Su WHERE MILAN di settembre Il mio libro dedicato alla pizza Spontini

da WHERE MILAN N. 9 – settembre 2015
In Milan, since 1953, this gourmet destination has been synonymous with sliced pizza. Simple, convenient, quick and fingerlicking good!

ARTISANAL, TRADITIONAL, TYPICAL For some years now, Spontini has been listed in tourist guides alongside starred restaurants, trattorias and ‘Historic Workshops’, a category to which it has belonged since 2013. Because this warm, melt-in-your mouth pizza slice, truly the real deal in terms of the simplicity and quality of its ingredients, is the quintessence of Italian food: boasting Sicilian origins, its inventors belong to a family of Tuscan restaurateurs, and the end product contains all the dynamism of Milan. SIMPLE AND HIGH QUALITY Spontini’s identity lies in a time-honoured recipe: 100% Italian and ‘almost’ all local, low impact, primary ingredients: its tomatoes come from Piacenza, its mozzarella from the hills of Varzi, its flour from mills near the Certosa di Pavia, its oil from Ravenna and its anchovies from Sciacca.

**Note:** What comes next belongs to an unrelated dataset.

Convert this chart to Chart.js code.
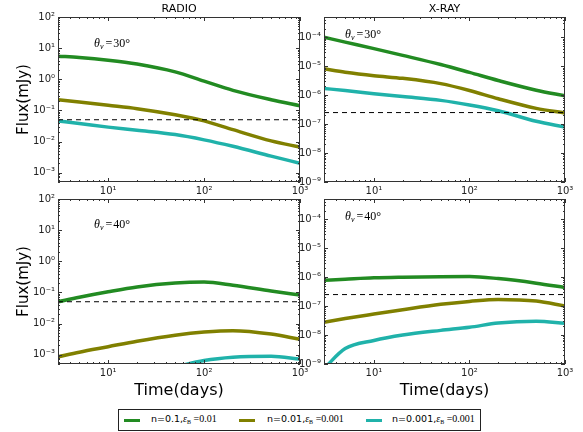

CASUAL DINING Spontini is renowned for its quick service, its minimalist environment and its affordable prices. Eating here means sitting down and eating in the time that it takes for the steaming pan of fragrant pizza to be removed from the oven, picking a dessert and drinking a cup of coffee. A formula that has worked for 60 years and which has become its trademark: satisfying customers as efficiently and cordially as possible. “S” as Spontini The story of a product and its trademark, involving hard work and people, is told by Roberta Schira based on the memory and passion of its patron, Massimo Innocenti. The birth of Spontini was played out against a rapidly changing scene involving a revolution in the culture and eating habits of the Milanese in Post-War Italy. The story of the Innocenti family and the famous ‘trancio’ were intertwined with this history for almost one century. “S Spontini. Il trancio di pizza milanese, fra sapori, incontri e ricordi” by Roberta Schira. Rizzoli edition.